The new project dwarfs anything else in the field, known by the acronym SETI for the "search for extraterrestrial intelligence."
Today, due to technology improvements, including in computing power and telescope sensitivity, $100 million will go much farther than in the early 1990s, the last time SETI had significant funding.
Milner told Reuters he felt he had to invest in the previously underfunded sector.
''This is a worthy cause and it was really underfunded and I saw this as the opportunity to kickstart the new search.''
The advances allow scientists to monitor several billion radio frequencies at a time, instead of several million, and to search 10 times more sky than in the early 1990s.
Any signals the scientists detect will have been created years ago, perhaps even centuries or millennia earlier. Radio signals take four years simply to travel between Earth and the nearest star outside our solar system.

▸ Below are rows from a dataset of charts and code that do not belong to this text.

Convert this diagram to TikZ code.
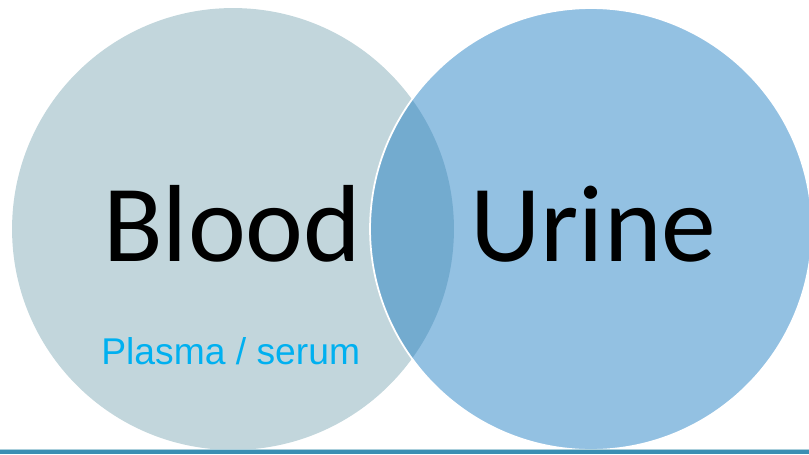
\documentclass[tikz,border=0pt]{standalone}
\usepackage{fontspec}
\setmainfont{Carlito}
\newfontfamily\arialfont{Liberation Sans}
\usepackage{tikz}
\usetikzlibrary{positioning}
\usepackage{xcolor}

\definecolor{bloodgray}{RGB}{194,214,220}
\definecolor{urineblue}{RGB}{28,124,194}
\definecolor{plasmacyan}{RGB}{0,176,240}
\definecolor{rulebar}{RGB}{58,143,179}
\definecolor{rulelight}{RGB}{170,207,220}

\begin{document}
\begin{tikzpicture}[
    x=0.02cm, y=-0.02cm,
    set/.style={circle, minimum size=8.84cm, inner sep=0pt},
    bigword/.style={inner sep=0pt, anchor=base west, font=\fontsize{62.4}{62.4}\selectfont},
    subword/.style={inner sep=0pt, anchor=base west, text=plasmacyan, font=\arialfont\fontsize{21.2}{21.2}\selectfont}
]
    \useasboundingbox (0,0) rectangle (809,454);

    % Sets
    \node[set, fill=bloodgray] (blood) at (233,229) {};
    \node[set, fill=urineblue, fill opacity=0.475, draw=white, line width=1pt] (urine) at (591,229) {};

    % Labels
    \node[bigword] (bloodlabel) at (103,261) {Blood};
    \node[bigword] (urinelabel) at (470,261) {Urine};
    \node[subword] (plasma) at (101,364) {Plasma / serum};

    % Bottom rule
    \fill[rulelight] (0,448.5) rectangle (809,450);
    \fill[rulebar] (0,450) rectangle (809,454);
\end{tikzpicture}
\end{document}
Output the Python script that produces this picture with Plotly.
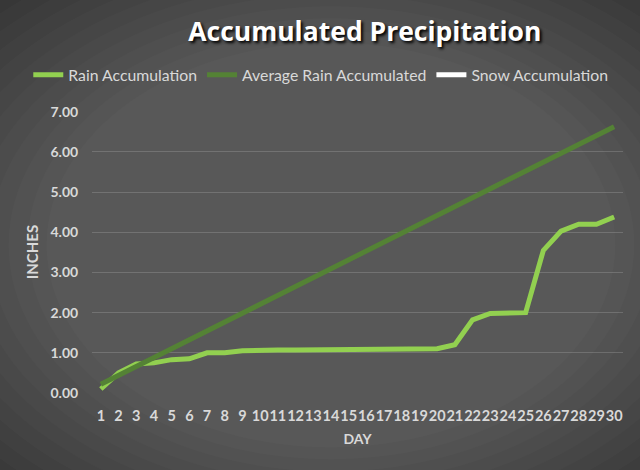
import plotly.graph_objects as go

days = [str(d) for d in range(1, 31)]
rain = [0.10, 0.50, 0.72, 0.75, 0.83, 0.85, 1.00, 1.00, 1.05, 1.07,
        1.07, 1.07, 1.07, 1.07, 1.07, 1.10, 1.10, 1.10, 1.10, 1.10,
        1.20, 1.82, 1.98, 2.00, 2.00, 3.55, 4.03, 4.20, 4.20, 4.38]
avg_rain = [0.22, 0.44, 0.66, 0.88, 1.10, 1.33, 1.55, 1.77, 1.99, 2.21,
            2.43, 2.65, 2.87, 3.09, 3.31, 3.54, 3.76, 3.98, 4.20, 4.42,
            4.64, 4.86, 5.08, 5.30, 5.52, 5.75, 5.97, 6.19, 6.41, 6.63]
snow = [None] * 30
y_ticks = [0, 1, 2, 3, 4, 5, 6, 7]

FONT = "Lato"
TXT = "#d9d9d9"

fig = go.Figure()
fig.add_trace(go.Scatter(x=days, y=rain, mode="lines", name="Rain Accumulation",
                         line=dict(color="#92d050", width=5)))
fig.add_trace(go.Scatter(x=days, y=avg_rain, mode="lines", name="Average Rain Accumulated",
                         line=dict(color="#548235", width=5)))
fig.add_trace(go.Scatter(x=days, y=snow, mode="lines", name="Snow Accumulation",
                         line=dict(color="#ffffff", width=5)))

# radial-ish gradient background made of stacked translucent ellipses
shapes = []
for i in range(14):
    k = i / 14
    shapes.append(dict(type="circle", xref="paper", yref="paper", layer="below",
                       x0=-0.55 + 0.5 * k, x1=1.45 - 0.5 * k,
                       y0=-0.75 + 0.6 * k, y1=1.8 - 0.6 * k,
                       line=dict(width=0), fillcolor="rgba(255,255,255,0.018)"))

fig.update_layout(
    width=640, height=470,
    margin=dict(l=92, r=17, t=111, b=77),
    paper_bgcolor="#2b2b2b",
    plot_bgcolor="rgba(0,0,0,0)",
    shapes=shapes,
    font=dict(family=FONT, color=TXT, size=13),
    title=dict(text="<b>Accumulated Precipitation</b>", x=0.57, xanchor="center",
               y=0.932, yanchor="middle",
               font=dict(family="Open Sans", size=26.5, color="#ffffff",
                         shadow="2px 2px 3px #000000")),
    legend=dict(orientation="h", x=-0.12, xanchor="left", y=1.128, yanchor="middle",
                font=dict(family=FONT, size=15.8, color=TXT),
                bgcolor="rgba(0,0,0,0)", itemwidth=30, tracegroupgap=0),
    showlegend=True,
)
fig.update_xaxes(type="category", range=[-0.5, 29.5], tickangle=0,
                 showgrid=False, showline=False,
                 ticks="outside", ticklen=10, tickcolor="rgba(0,0,0,0)",
                 tickfont=dict(family=FONT, size=14.5, color=TXT, weight="bold"),
                 title=dict(text="<b>DAY</b>", font=dict(family=FONT, size=14, color=TXT),
                            standoff=10))
fig.update_yaxes(range=[0, 7.02], tickvals=y_ticks, tickformat=".2f",
                 showgrid=True, gridcolor="rgba(255,255,255,0.16)", gridwidth=1,
                 zeroline=False, showline=False,
                 ticks="outside", ticklen=10, tickcolor="rgba(0,0,0,0)",
                 tickfont=dict(family=FONT, size=14, color=TXT, weight="bold"),
                 title=dict(text="<b>INCHES</b>", font=dict(family=FONT, size=15, color=TXT),
                            standoff=8))

fig.write_html("out.html", config={"displayModeBar": False},
               post_script="document.body.style.margin='0';")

Breakthrough Listen will book time at radio telescopes, including at Australia's Parkes Observatory in New South Wales and the Radio Astronomy Observatory in Green Bank, West Virginia. Milner plans to book about two months a year at each site, a boon to scientists who normally might get two days a year on the telescopes.
The team, led by scientists such as Peter Worden, who until earlier this year directed the NASA Ames Research Center, will organise the radio signals they find, make the data public, and examine it for patterns.
The goal lies less in understanding the signals than in establishing whether they were created by intelligent life rather than natural phenomena.
Scientists say the fact that humans have developed radio signalling makes it a good bet that others may use it as well.